Democrat John Kerry sets sail in a $7 million yacht built in New Zealand. Republican Scott Brown hits the campaign trail in a GMC pickup truck with 200,000 miles on it.
From Newport, R.I., where Kerry’s “Isabel’’ was berthed before heading to Nantucket, to Rhinebeck, N.Y., where Chelsea Clinton was married in a mansion modeled after Versailles, today’s Democrats are looking more like Louis XVI than Tip O’Neill.
Kick in the First Family’s vacation plans for Martha’s Vineyard, and there’s a real air of Marie Antoinette & Co. retreating to idyllic gardens, while Fox News whips up revolutionary flames. The ethics charges against Representative Charles Rangel of New York are added foie gras.
In 2008, Republican John McCain was the presidential candidate with so many houses, he lost count. Barack Obama was the guy with only one somewhat luxurious home. Today, President Obama presides over a party of perceived privilege, while Republicans accessorize themselves as the party of the people.
Brown accessorized brilliantly during last January’s Senate race in Massachusetts. He’s not mega-rich like Kerry, yet comfortable enough, with five properties and a horse his daughter co-owned for a time with a race track owner. But Brown’s humble pickup truck and barn jacket remain the enduring symbols of his upstart campaign to win the seat held for decades by the late Edward M. Kennedy.

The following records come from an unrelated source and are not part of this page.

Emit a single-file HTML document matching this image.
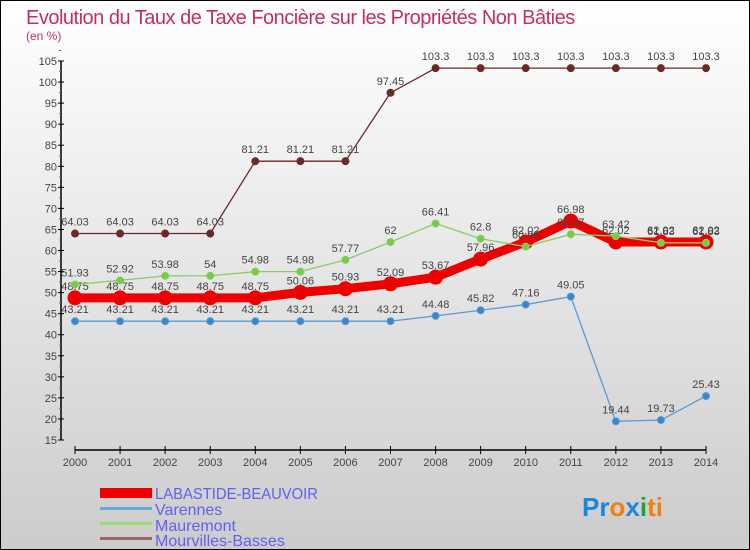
<!DOCTYPE html>
<html><head><meta charset="utf-8"><style>
body{margin:0}
#c{width:750px;height:550px;position:relative;box-sizing:border-box;border:1px solid #000;background:linear-gradient(#fff,#ccc);font-family:"Liberation Sans",sans-serif;overflow:hidden}
</style></head><body>
<div id="c">
<svg id="s" width="750" height="550" style="position:absolute;left:-1px;top:-1px">
<text x="26" y="24" font-size="20" fill="#c4305c" style="letter-spacing:-0.5px">Evolution du Taux de Taxe Foncière sur les Propriétés Non Bâties</text>
<text x="26" y="40" font-size="12" fill="#c4305c">(en %)</text>
<g id="ax"></g><g id="ser"></g>
<g>
<rect x="100" y="488" width="52" height="10" fill="#e00"/>
<text x="155" y="499" font-size="16" fill="#6060ee" textLength="163" lengthAdjust="spacingAndGlyphs">LABASTIDE-BEAUVOIR</text>
<rect x="100" y="507" width="52" height="3" fill="#6fa8d8"/>
<text x="155" y="515" font-size="16" fill="#6060ee">Varennes</text>
<rect x="100" y="522" width="52" height="3" fill="#99dd77"/>
<text x="155" y="531" font-size="16" fill="#6060ee">Mauremont</text>
<rect x="100" y="537" width="52" height="3" fill="#996666"/>
<text x="155" y="546" font-size="16" fill="#6060ee">Mourvilles-Basses</text>
</g>
<text x="582" y="516" font-size="26" font-weight="bold"><tspan fill="#1a88d8">Pr</tspan><tspan fill="#f08010">o</tspan><tspan fill="#1a88d8">x</tspan><tspan fill="#20a040">i</tspan><tspan fill="#f08010">ti</tspan></text>
</svg></div>
<script>
const years=[2000,2001,2002,2003,2004,2005,2006,2007,2008,2009,2010,2011,2012,2013,2014];
const yTicks=[15,20,25,30,35,40,45,50,55,60,65,70,75,80,85,90,95,100,105];
const labastide=[48.75,48.75,48.75,48.75,48.75,50.06,50.93,52.09,53.67,57.96,62.02,66.98,62.02,62.02,62.02];
const varennes=[43.21,43.21,43.21,43.21,43.21,43.21,43.21,43.21,44.48,45.82,47.16,49.05,19.44,19.73,25.43];
const mauremont=[51.93,52.92,53.98,54,54.98,54.98,57.77,62,66.41,62.8,60.92,63.87,63.42,61.83,61.83];
const mourvilles=[64.03,64.03,64.03,64.03,81.21,81.21,81.21,97.45,103.3,103.3,103.3,103.3,103.3,103.3,103.3];
const NS="http://www.w3.org/2000/svg";
const X=i=>75+i*(706-75)/(years.length-1);
const Y=v=>61+(105-v)*(440-61)/90;
function mk(t,a,p){const e=document.createElementNS(NS,t);for(const k in a)e.setAttribute(k,a[k]);p.appendChild(e);return e;}
const ax=document.getElementById('ax'),ser=document.getElementById('ser');
let yl=mk('line',{x1:61,y1:Y(105),x2:61,y2:Y(15),stroke:'#000','stroke-width':1.5},ax);


yTicks.forEach(v=>{
 mk('line',{x1:58,y1:Y(v),x2:64,y2:Y(v),stroke:'#000'},ax);
 mk('line',{x1:59,y1:Y(v+2.5),x2:61,y2:Y(v+2.5),stroke:'#e33'},ax);
 const t=mk('text',{x:57,y:Y(v)+4,'font-size':11,fill:'#444','text-anchor':'end'},ax);t.textContent=v;
 
 
});
let xl=mk('line',{x1:75,y1:450,x2:706,y2:450,stroke:'#000','stroke-width':1.5},ax);


years.forEach((y,i)=>{
 mk('line',{x1:X(i),y1:446,x2:X(i),y2:454,stroke:'#000'},ax);
 const t=mk('text',{x:X(i),y:466,'font-size':11,fill:'#444','text-anchor':'middle'},ax);t.textContent=y;
 
 
});
function series(d,name,col,w,r,dot){
 const g=mk('g',{},ser);
 
 
 mk('polyline',{points:d.map((v,i)=>X(i)+','+Y(v)).join(' '),fill:'none',stroke:col,'stroke-width':w,'stroke-linejoin':'round'},g);
 d.forEach((v,i)=>{
  const c=mk('circle',{cx:X(i),cy:Y(v),r:r,fill:dot,stroke:col,'stroke-width':1},g);
  
  
  const t=mk('text',{x:X(i),y:Y(v)-8,'font-size':11,fill:'#444','text-anchor':'middle'},g);t.textContent=v;
  
  
 });
}
series(mourvilles,'mourvilles','#6b2a2a',1.3,3.5,'#6b2a2a');
series(varennes,'varennes','#5a9ad4',1.3,3.5,'#3a86c8');
series(labastide,'labastide','#ee0000',9,7,'#ee0000');
series(mauremont,'mauremont','#88cc66',1.3,3.5,'#77cc44');
</script>
</body></html>
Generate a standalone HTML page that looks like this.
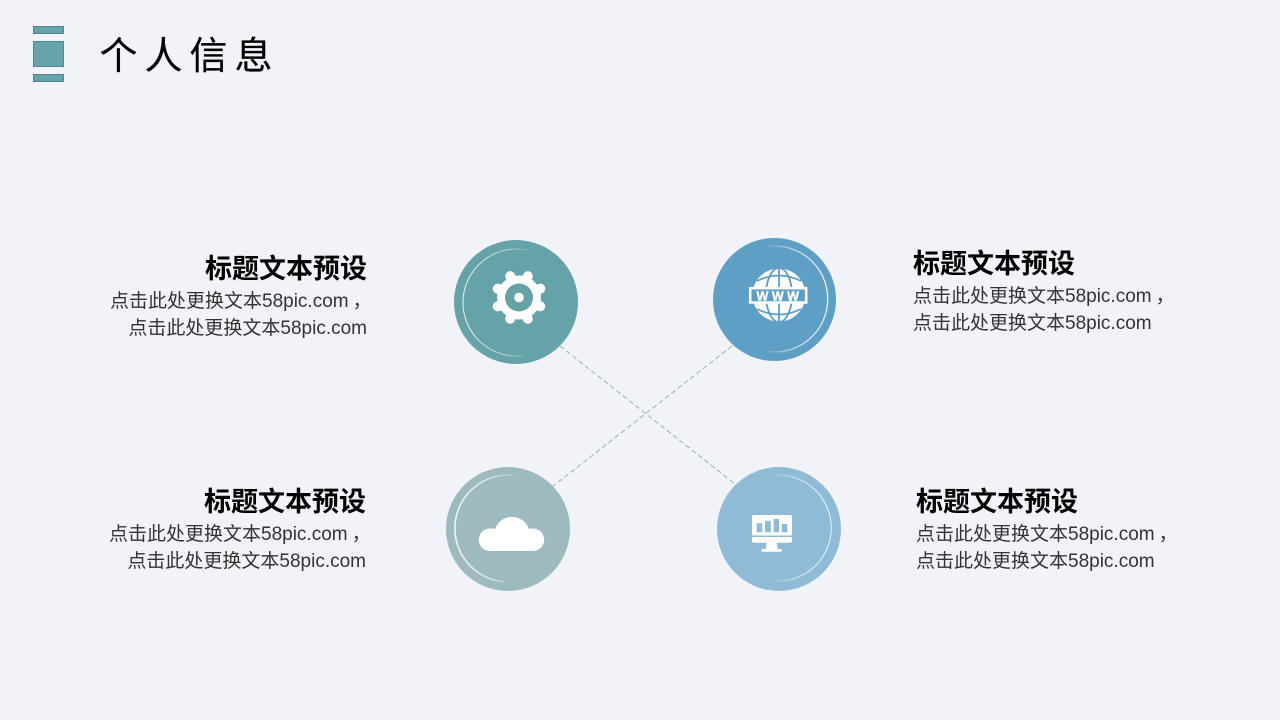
<!DOCTYPE html>
<html lang="zh">
<head>
<meta charset="utf-8">
<style>
html,body{margin:0;padding:0;background:#f1f3f8}
svg{display:block}
text{font-family:"Liberation Sans","Noto Sans CJK SC",sans-serif}
.h{font-size:27px;font-weight:700;fill:#000}
.b{font-size:19px;fill:#333}
.t{font-size:38px;fill:#000;letter-spacing:7px;stroke:#000;stroke-width:.2px}
</style>
</head>
<body>
<svg width="1280" height="720" viewBox="0 0 1280 720" xmlns="http://www.w3.org/2000/svg">
<defs>
<linearGradient id="fl" x1="0" x2="1" y1="0" y2="0"><stop offset="0" stop-color="#fff" stop-opacity=".85"/><stop offset=".6" stop-color="#fff" stop-opacity=".55"/><stop offset="1" stop-color="#fff" stop-opacity="0"/></linearGradient>
<linearGradient id="fr" x1="1" x2="0" y1="0" y2="0"><stop offset="0" stop-color="#fff" stop-opacity=".85"/><stop offset=".6" stop-color="#fff" stop-opacity=".55"/><stop offset="1" stop-color="#fff" stop-opacity="0"/></linearGradient>
</defs>
<rect width="1280" height="720" fill="#f1f3f8"/>

<g fill="#66a3ab" stroke="#4f858d" stroke-width="1">
<rect x="33.5" y="26.5" width="30" height="7"/>
<rect x="33.5" y="41.5" width="30" height="25"/>
<rect x="33.5" y="74.5" width="30" height="7"/>
</g>
<text class="t" x="99.5" y="69">个人信息</text>

<g stroke="#8fb5b5" stroke-width="1" stroke-dasharray="5 3" fill="none">
<line x1="560" y1="346" x2="735" y2="484"/>
<line x1="732" y1="346" x2="552" y2="487"/>
</g>

<!-- gear circle -->
<circle cx="516" cy="302" r="62" fill="#66a3a9"/>
<path d="M535 252.3A53.5 53.5 0 1 0 523 355.6" fill="none" stroke="url(#fl)" stroke-width="1"/>
<g transform="rotate(22.5 519 297.5)" stroke="#fff" stroke-width="10" stroke-linecap="round">
<line x1="519" y1="297.5" x2="519" y2="274.5"/>
<line x1="519" y1="297.5" x2="519" y2="320.5"/>
<line x1="519" y1="297.5" x2="496" y2="297.5"/>
<line x1="519" y1="297.5" x2="542" y2="297.5"/>
<line x1="519" y1="297.5" x2="502.7" y2="281.2"/>
<line x1="519" y1="297.5" x2="535.3" y2="281.2"/>
<line x1="519" y1="297.5" x2="502.7" y2="313.8"/>
<line x1="519" y1="297.5" x2="535.3" y2="313.8"/>
</g>
<circle cx="519" cy="297.5" r="22" fill="#fff"/>
<circle cx="519" cy="297.5" r="14" fill="#66a3a9"/>
<circle cx="519" cy="297.5" r="4.8" fill="#fff"/>

<!-- www circle -->
<circle cx="774.5" cy="299.5" r="61.5" fill="#5f9fc6"/>
<path d="M764 247.1A53 53 0 1 1 764 350.9" fill="none" stroke="url(#fr)" stroke-width="1.3"/>
<circle cx="779" cy="295" r="26.5" fill="#fff"/>
<g fill="none" stroke="#5f9fc6" stroke-width="1.8">
<ellipse cx="779" cy="295" rx="13" ry="27"/>
<line x1="779" y1="268" x2="779" y2="322"/>
<path d="M757 281Q779 270 801 281"/>
<path d="M757 309Q779 320 801 309"/>
</g>
<rect x="750.2" y="288.2" width="56" height="14.3" fill="#5f9fc6" stroke="#fff" stroke-width="2.5"/>
<text x="779.5" y="300.3" text-anchor="middle" font-size="12.5" font-weight="700" fill="#fff" stroke="#fff" stroke-width=".4" letter-spacing="3.5">WWW</text>

<!-- cloud circle -->
<circle cx="508" cy="529" r="62" fill="#9dbabf"/>
<path d="M518 475.85A53.5 53.5 0 1 0 504 581.8" fill="none" stroke="url(#fl)" stroke-width="1.6"/>
<path d="M490 551A11.25 11.25 0 0 1 490 528.5Q492.8 528.2 495 529A18 18 0 0 1 529 529Q531 528.2 533 528.5A11.25 11.25 0 0 1 533 551Z" fill="#fff"/>

<!-- monitor circle -->
<circle cx="779" cy="529" r="62" fill="#90bbd6"/>
<path d="M768 476A53 53 0 1 1 768 580" fill="none" stroke="url(#fr)" stroke-width="1"/>
<rect x="752" y="515" width="40" height="27.7" rx="2" fill="#fff"/>
<rect x="752" y="535.5" width="40" height="1.5" fill="#90bbd6"/>
<path d="M766.7 542.5H776.7L777.7 549H781.7V551.7H761.7V549H765.7Z" fill="#fff"/>
<g fill="#90bbd6">
<rect x="756.7" y="523.3" width="5.6" height="9" rx=".6"/>
<rect x="765" y="520.7" width="5.8" height="11.6" rx=".6"/>
<rect x="773.7" y="518.7" width="5.4" height="13.6" rx=".6"/>
<rect x="781.7" y="524" width="5.6" height="8.3" rx=".6"/>
</g>

<!-- text -->
<text class="h" x="367" y="278" text-anchor="end">标题文本预设</text>
<text class="b" x="110" y="307">点击此处更换文本58pic.com<tspan dx="4">，</tspan></text>
<text class="b" x="367" y="334" text-anchor="end">点击此处更换文本58pic.com</text>

<text class="h" x="913" y="273">标题文本预设</text>
<text class="b" x="913" y="302">点击此处更换文本58pic.com<tspan dx="4">，</tspan></text>
<text class="b" x="913" y="329">点击此处更换文本58pic.com</text>

<text class="h" x="366" y="511" text-anchor="end">标题文本预设</text>
<text class="b" x="109" y="540">点击此处更换文本58pic.com<tspan dx="4">，</tspan></text>
<text class="b" x="366" y="567" text-anchor="end">点击此处更换文本58pic.com</text>

<text class="h" x="916" y="511">标题文本预设</text>
<text class="b" x="916" y="540">点击此处更换文本58pic.com<tspan dx="4">，</tspan></text>
<text class="b" x="916" y="567">点击此处更换文本58pic.com</text>
</svg>
</body>
</html>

Kennedy was a rich and powerful Democrat who kept a connection to the people in a way that Brown and millionaire Sarah Palin understand. But some Democrats just don’t get it, from Governor Deval Patrick’s fancy drapes and Cadillac to House Speaker Nancy Pelosi’s Armani suits and taxpayer-funded military jet.
It isn’t about having a lot of money. It’s about making people feel you are rubbing your money in their faces, while draining their modest assets for sketchy government programs funded by taxes you don’t want to pay.